Measure 283 is a return to the opening material, and this section would seem to suggest a calm recapitulation that will cadence nicely in the home key, buy Mahler has two more surpises in store.

The first is an ending to this abbreviated G-major section (suggestive again of rondo form) that moves toward a tonic note of E, just as it did the first time.  The music should be wrapping up, but clearly Mahler is on his way out again.  Instead of e-minor, however, in m. 315 there is an explosion in E-major, the fullest, strongest texture of the symphony so far.  The brass are in full force, and take the lead.  G-major to E-major is a remote modulation, and the E-major section leads (with a note from the bass clarinet darkening the texture wonderfully in mm. 330-331) to C major, the subdominant.  

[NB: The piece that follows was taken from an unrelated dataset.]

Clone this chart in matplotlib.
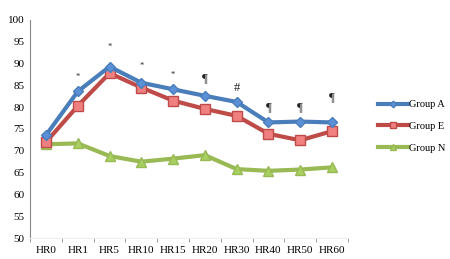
import matplotlib.pyplot as plt
import numpy as np

cats = ['HR0', 'HR1', 'HR5', 'HR10', 'HR15', 'HR20', 'HR30', 'HR40', 'HR50', 'HR60']
group_a = [73.6, 83.6, 89.3, 85.6, 84.1, 82.6, 81.2, 76.5, 76.7, 76.5]
group_e = [72.0, 80.3, 87.8, 84.5, 81.5, 79.6, 78.0, 73.9, 72.4, 74.5]
group_n = [71.5, 71.7, 68.8, 67.5, 68.2, 69.0, 65.8, 65.4, 65.7, 66.2]
marks = ['*', '*', '*', '*', '¶', '#', '¶', '¶', '¶']
mark_y = [87.0, 93.8, 89.5, 87.4, 86.7, 84.4, 80.0, 80.0, 82.3]
mark_x = [1, 2, 3, 4, 5, 6, 7, 8, 9]

plt.rcParams['font.family'] = ['Liberation Serif', 'DejaVu Serif']

fig = plt.figure(figsize=(4.5, 2.59), dpi=100)
ax = fig.add_axes([0.067, 0.081, 0.706, 0.842])

x = np.arange(len(cats))
ax.plot(x, group_a, color='#4a7ebb', lw=3, marker='D', ms=5.5, mfc='#5b8fd6', mec='#4a7ebb', label='Group A', zorder=3)
ax.plot(x, group_e, color='#be4b48', lw=3, marker='s', ms=7.5, mfc='#f08080', mec='#be4b48', label='Group E', zorder=2)
ax.plot(x, group_n, color='#98b954', lw=3, marker='^', ms=6.5, mfc='#a8d060', mec='#98b954', label='Group N', zorder=1)

for xi, yi, m in zip(mark_x, mark_y, marks):
    fs = 6 if m == '*' else 9
    ax.text(xi, yi, m, ha='center', va='center', fontsize=fs, color='#222222')

ax.set_xlim(-0.5, len(cats) - 0.5)
ax.set_ylim(50, 100)
ax.set_yticks(np.arange(50, 101, 5))
ax.set_xticks(x)
ax.set_xticklabels(cats)
ax.set_xticks(np.arange(-0.5, len(cats), 1), minor=True)
ax.tick_params(axis='x', which='major', length=0, labelsize=8, pad=6)
ax.tick_params(axis='x', which='minor', length=3, color='#888888')
ax.tick_params(axis='y', length=0, labelsize=8, pad=4)
for s in ['top', 'right']:
    ax.spines[s].set_visible(False)
ax.spines['left'].set_color('#888888')
ax.spines['bottom'].set_color('#eeeeee')

fig.legend(loc='upper left', bbox_to_anchor=(0.82, 0.65), frameon=False, fontsize=7.5,
           handlelength=2.8, labelspacing=1.2, handletextpad=0.1, markerscale=0.6)

fig.savefig('out.png', dpi=100)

From here, it should be a quick move to a cadence on the home key.  The dominant, D, appears, but when the music moves to G major, in m. 340, we realize that D isn’t the dominant, but a temporary tonic.  G feels like a subdominant, then, which means that the movement can’t be over.  Over the last few bars, though, there is no move to a dominant-seventh on D and G-major has appeared for the last time in this movment.  Mahler ends the movement on a dominant chord, a half cadence.  A peek ahead to the last movement reveals that it, too, is in G-major and begins on the tonic chord.  The last two movements are, thus, inseparable.  The third movement is incomplete without the fourth, and the fourth movement has a twenty-minute introduction.